Mildred’s
London’s pioneering Mildreds serves colourful, globally inspired plant-based comfort food from Soho and its wider city family.
Mildreds was doing the work long before plant-based London became a genre. The first restaurant opened in Soho in 1988, and that history matters: this is not a trend-chasing room with one clever cauliflower dish, but a proper London institution that learned how to feed vegetarians, vegans and the merely curious with equal generosity.
The essential Mildreds problem is that the menu makes choosing almost unfair: Korean fried chick’n, tamarind pad Thai, hummus with heat and sweetness, comfort food that still knows what colour is for. The group went fully plant-based in 2021 and now reaches beyond Soho to Covent Garden, Camden Town, King’s Cross and Victoria.

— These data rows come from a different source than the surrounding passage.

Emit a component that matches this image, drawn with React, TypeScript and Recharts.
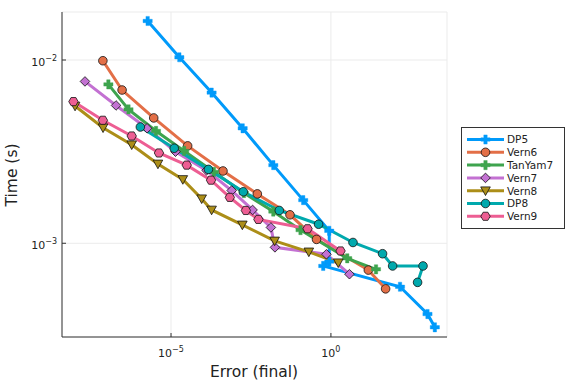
import { LineChart, Line, XAxis, YAxis, CartesianGrid, Legend } from "recharts";

const seriesNames = ["DP5", "Vern6", "TanYam7", "Vern7", "Vern8", "DP8", "Vern9"];
const seriesColors = ["#009AFA", "#E36F47", "#3EA44E", "#C371D2", "#AC8E18", "#00A9AD", "#ED5E93"];
const seriesMarkers = ["cross", "circle", "cross", "diamond", "dtriangle", "circle", "hexagon"];

const dp5Error = [1.86e-6, 1.82e-5, 1.86e-4, 1.74e-3, 0.0158, 0.136, 0.885, 0.89, 0.575, 145, 1047, 1778];
const dp5Time = [0.01633, 0.01035, 0.00664, 0.00424, 0.00267, 0.00172, 0.00117, 0.000794, 0.000752, 0.000579, 0.000411, 0.000348];

const vern6Error = [7.4e-8, 2.95e-7, 2.88e-6, 3.31e-5, 4.22e-4, 5.0e-3, 0.0525, 0.355, 14.8, 51.3];
const vern6Time = [0.00991, 0.00686, 0.00483, 0.0034, 0.00248, 0.00186, 0.00143, 0.00105, 0.000714, 0.000564];

const tanYam7Error = [1.1e-7, 4.68e-7, 3.39e-6, 2.57e-5, 2.19e-4, 1.91e-3, 0.0158, 0.112, 3.24, 25.7];
const tanYam7Time = [0.00736, 0.00538, 0.0041, 0.00319, 0.00245, 0.00188, 0.00149, 0.00118, 0.000828, 0.000721];

const vern7Error = [2.04e-8, 1.91e-7, 1.78e-6, 1.38e-5, 1.29e-4, 7.9e-4, 3.55e-3, 0.0133, 0.0178, 0.724, 3.8];
const vern7Time = [0.00764, 0.00565, 0.00424, 0.00316, 0.0025, 0.00194, 0.00152, 0.00122, 0.00095, 0.000871, 0.000678];

const vern8Error = [1.0e-8, 7.5e-8, 5.9e-7, 3.9e-6, 2.34e-5, 9.1e-5, 1.86e-4, 1.7e-3, 0.0174, 0.204, 1.7];
const vern8Time = [0.00561, 0.00427, 0.00345, 0.00271, 0.00223, 0.00175, 0.00152, 0.00126, 0.00103, 0.000898, 0.000783];

const dp8Error = [1.1e-6, 1.26e-5, 1.48e-4, 1.82e-3, 0.0243, 0.412, 4.9, 41.2, 85, 759, 513];
const dp8Time = [0.00431, 0.0033, 0.00253, 0.00191, 0.00151, 0.00127, 0.00101, 0.000877, 0.000752, 0.000752, 0.000612];

const vern9Error = [8.9e-9, 7.4e-8, 5.9e-7, 4.2e-6, 3.1e-5, 1.78e-4, 6.9e-4, 2.19e-3, 5.4e-3, 0.186, 2.0];
const vern9Time = [0.00593, 0.00469, 0.00385, 0.00311, 0.00267, 0.00221, 0.00178, 0.00151, 0.00135, 0.0012, 0.000908];

const xTicks = [1e-5, 1];
const yTicks = [1e-3, 1e-2];
const xTickExp = ["\u22125", "0"];
const yTickExp = ["\u22123", "\u22122"];

const errorLists = [dp5Error, vern6Error, tanYam7Error, vern7Error, vern8Error, dp8Error, vern9Error];
const timeLists = [dp5Time, vern6Time, tanYam7Time, vern7Time, vern8Time, dp8Time, vern9Time];

const series = seriesNames.map((name, i) => ({
  name,
  color: seriesColors[i],
  marker: seriesMarkers[i],
  data: errorLists[i].map((e, j) => ({ e, t: timeLists[i][j] })),
}));

const FONT = "'DejaVu Sans', sans-serif";

function Marker({ kind, cx, cy, color }: { kind: string; cx: number; cy: number; color: string }) {
  if (kind === "cross") {
    const a = 4.6;
    const w = 1.7;
    const d = `M${cx - w},${cy - a}H${cx + w}V${cy - w}H${cx + a}V${cy + w}H${cx + w}V${cy + a}H${cx - w}V${cy + w}H${cx - a}V${cy - w}H${cx - w}Z`;
    return <path d={d} fill={color} stroke={color} strokeWidth={0.4} />;
  }
  if (kind === "circle") {
    return <circle cx={cx} cy={cy} r={4.3} fill={color} stroke="#111" strokeWidth={0.8} />;
  }
  if (kind === "diamond") {
    const s = 4.8;
    return (
      <polygon
        points={`${cx},${cy - s} ${cx + s},${cy} ${cx},${cy + s} ${cx - s},${cy}`}
        fill={color}
        stroke="#111"
        strokeWidth={0.8}
      />
    );
  }
  if (kind === "dtriangle") {
    return (
      <polygon
        points={`${cx - 4.8},${cy - 3.8} ${cx + 4.8},${cy - 3.8} ${cx},${cy + 4.8}`}
        fill={color}
        stroke="#111"
        strokeWidth={0.8}
      />
    );
  }
  const pts = [0, 1, 2, 3, 4, 5]
    .map((k) => {
      const ang = (Math.PI / 3) * k;
      return `${cx + 4.7 * Math.cos(ang)},${cy + 4.7 * Math.sin(ang)}`;
    })
    .join(" ");
  return <polygon points={pts} fill={color} stroke="#111" strokeWidth={0.8} />;
}

function XTick(props: any) {
  const { x, y, index } = props;
  return (
    <g>
      <line x1={x} x2={x} y1={y - 4} y2={y} stroke="#333" strokeWidth={1} />
      <text x={x} y={y + 20} textAnchor="middle" fontFamily={FONT} fontSize={11} fill="#222">
        10
        <tspan dy={-5} fontSize={8}>
          {xTickExp[index]}
        </tspan>
      </text>
    </g>
  );
}

function YTick(props: any) {
  const { x, y, index } = props;
  return (
    <g>
      <line x1={x} x2={x + 4} y1={y} y2={y} stroke="#333" strokeWidth={1} />
      <text x={x - 5} y={y + 6} textAnchor="end" fontFamily={FONT} fontSize={11} fill="#222">
        10
        <tspan dy={-5} fontSize={8}>
          {yTickExp[index]}
        </tspan>
      </text>
    </g>
  );
}

function LegendBox() {
  return (
    <svg width={105} height={103} style={{ display: "block" }}>
      <rect x={0.5} y={0.5} width={103} height={101} fill="#fff" stroke="#333" strokeWidth={1} />
      {series.map((s, i) => {
        const y = 12.5 + i * 12.8;
        return (
          <g key={s.name}>
            <line x1={6} x2={43} y1={y} y2={y} stroke={s.color} strokeWidth={3} />
            <Marker kind={s.marker} cx={24.5} cy={y} color={s.color} />
            <text x={46} y={y + 3.8} fontFamily={FONT} fontSize={10.5} fill="#222">
              {s.name}
            </text>
          </g>
        );
      })}
    </svg>
  );
}

export default function App() {
  return (
    <div style={{ position: "absolute", left: 0, top: 0, background: "#fff" }}>
      <LineChart width={576} height={384} margin={{ top: 12, right: 129, left: 0, bottom: 0 }}>
        <CartesianGrid stroke="#ebebeb" strokeWidth={1} />
        <XAxis
          type="number"
          dataKey="e"
          scale="log"
          domain={[3.9e-9, 4266]}
          allowDataOverflow
          ticks={xTicks}
          tick={<XTick />}
          tickLine={false}
          tickSize={0}
          tickMargin={0}
          height={47}
          axisLine={{ stroke: "#333", strokeWidth: 1 }}
          label={{
            content: () => (
              <text x={254} y={377} textAnchor="middle" fontFamily={FONT} fontSize={15.5} fill="#222">
                Error (final)
              </text>
            ),
          }}
        />
        <YAxis
          type="number"
          dataKey="t"
          scale="log"
          domain={[3.08e-4, 0.01828]}
          allowDataOverflow
          ticks={yTicks}
          tick={<YTick />}
          tickLine={false}
          tickSize={0}
          tickMargin={0}
          width={62}
          axisLine={{ stroke: "#333", strokeWidth: 1 }}
          label={{
            content: () => (
              <text
                x={0}
                y={0}
                transform="translate(17,175) rotate(-90)"
                textAnchor="middle"
                fontFamily={FONT}
                fontSize={15.5}
                fill="#222"
              >
                Time (s)
              </text>
            ),
          }}
        />
        {series.map((s) => (
          <Line
            key={s.name}
            data={s.data}
            dataKey="t"
            name={s.name}
            type="linear"
            stroke={s.color}
            strokeWidth={3}
            isAnimationActive={false}
            dot={(p: any) =>
              p.cx == null ? (
                <g key={p.index} />
              ) : (
                <Marker key={p.index} kind={s.marker} cx={p.cx} cy={p.cy} color={s.color} />
              )
            }
            activeDot={false}
          />
        ))}
        <Legend
          layout="vertical"
          align="center"
          verticalAlign="middle"
          wrapperStyle={{ left: 461, top: 127, width: 105, height: 103 }}
          content={() => <LegendBox />}
        />
      </LineChart>
    </div>
  );
}
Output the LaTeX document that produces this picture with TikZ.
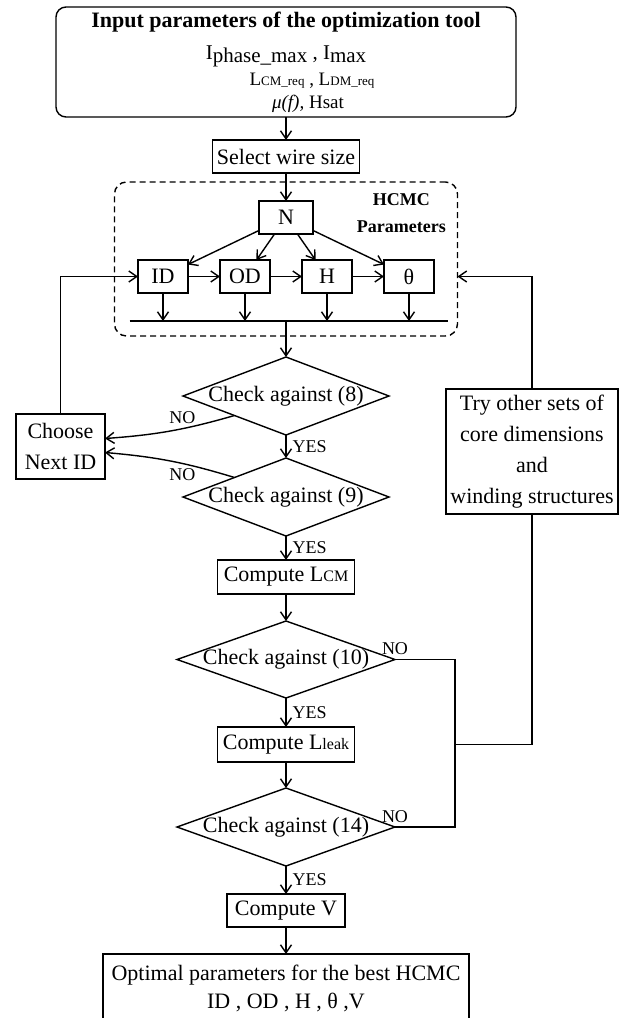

The flagship on Lexington Street remains the spiritual address. It is unpretentious, busy, cheerful and reliably satisfying, with globally inspired cooking that treats vegan food as a pleasure principle rather than a restriction.
Mildreds is also quietly democratic. It works for a quick lunch, a pre-theatre plate, a weekend brunch, or the friend group where nobody wants to negotiate dietary politics before ordering. The food arrives with enough punch to stop the conversation turning into a debate.
London’s vegan scene has become more polished and more experimental. Mildreds still earns its place because it remembers the oldest restaurant rule: feed people well, and they come back.